The Local Stigmatic, Old Red Lion Theatre
Tuesday 10th May 2016
Heathcote Williams — counterculture personality, poet, playwright and polymath — is one of those great English phenomena: the completely unrestrained eccentric. And for that reason, he always has a place in my heart. I remember meeting him some 30 years ago, and being charmed by his wit, his smiles and his cool. Then I remember chairing a panel discussion about his 1969 play, AC/DC, at the National (100 plays of the century) in 1999. This bizarre play started with some zany cluster fuck, and then went off into all this stuff about mind transplants, psychic wandering, telepathy and terrorism. Drugs were involved. And sex. Big wow.
So I was really intrigued by this revival of The Local Stigmatic, Williams’s 1966 play about two young working-class men, which was first staged at the Traverse in Edinburgh in its early days. Has it dated? No, on its 50th anniversary, it comes out of the traps as frisky and as emotionally fraught as it must have seemed originally. Made into a film in 1990, starring Al Pacino of all people, it feels like a little poisonous seed that has been dropped into the bed of normal everyday life, and left to grow…
The story is simple: Ray and Graham share a squalid London flat, here given the acrid taste of a smoky polluted world. On the walls are pictures of people like Twiggy torn out of 1960s Sunday supplements, and an early Beatles poster. On the soundtrack comes the unmistakable chords of “Dead End Street”, by the Kinks: “There’s a crack up in the ceiling,/ And the kitchen sink is leaking./ Out of work and got no money…” Perfect setting. The two men spend their time talking about betting on the dogs, and reading about famous people in the gossip pages of the newspapers.
Quoting Winston Churchill’s description of dog racing as “animated roulette”, Ray and Graham dispute pundits’ tips, in an atmosphere of frustration that promises violence. When we first see Ray, he’s pummelling the dirty armchair. There’s some sexual tension in the air, a woman called Sharon is mentioned, and then the boys go out. They bully a local blind man, then meet an actor, a minor celebrity, at one of the pubs that will still serve them. Williams’s shows how the obsession with fame comes from the natural desire for validation, which when perverted by poverty leads inexorably to violence.
The characters are both distinct: with his starring eyes, Graham is both fixated and compulsive; Ray is cooler, more absent. The kids are definitely not alright. And the sun ain’t gonna shine anymore. At one point, they read a newspaper article which asks celebrities: “What would you do if you only had 60 minutes to live?” They mock the replies, but you feel that, if they were in that situation, they would wreck havoc. When Graham says, “I wouldn’t touch you with a sanitary towel” the vividness of the playwriting and its representation of juvenile psychology rings loudly in the air — this is surely a precursor of Philip Ridley and Alistair McDowall.

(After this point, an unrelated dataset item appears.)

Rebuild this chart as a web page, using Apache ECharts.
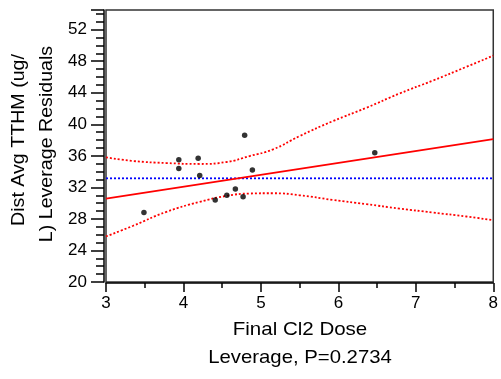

Michael Toumey’s energetic production uses atmospheric red lighting and a great 1960s soundtrack to tell this cruel and sadistic tale. The actors are nicely contrasted: Wilson James’s Graham is hyper hot, wound up and dangerous (reminded me of a fist with straining white knuckles) while William Frazer’s Ray is cool, detached and unengaged (a limp open palm). Tom Sawyer gives good support. But some passages are a bit too shouty, and, at barely 60 minutes of running time, the feeling is that, despite the vigour of the dialogues, The Local Stigmatic’s storytelling is a too sketchy. But as a glimpse of nastiness, it remains strong meat. And it’s worth seeing for the simple reason that it reminds us how strange, dark and untameable leftfield new writing can be — long may it thrive!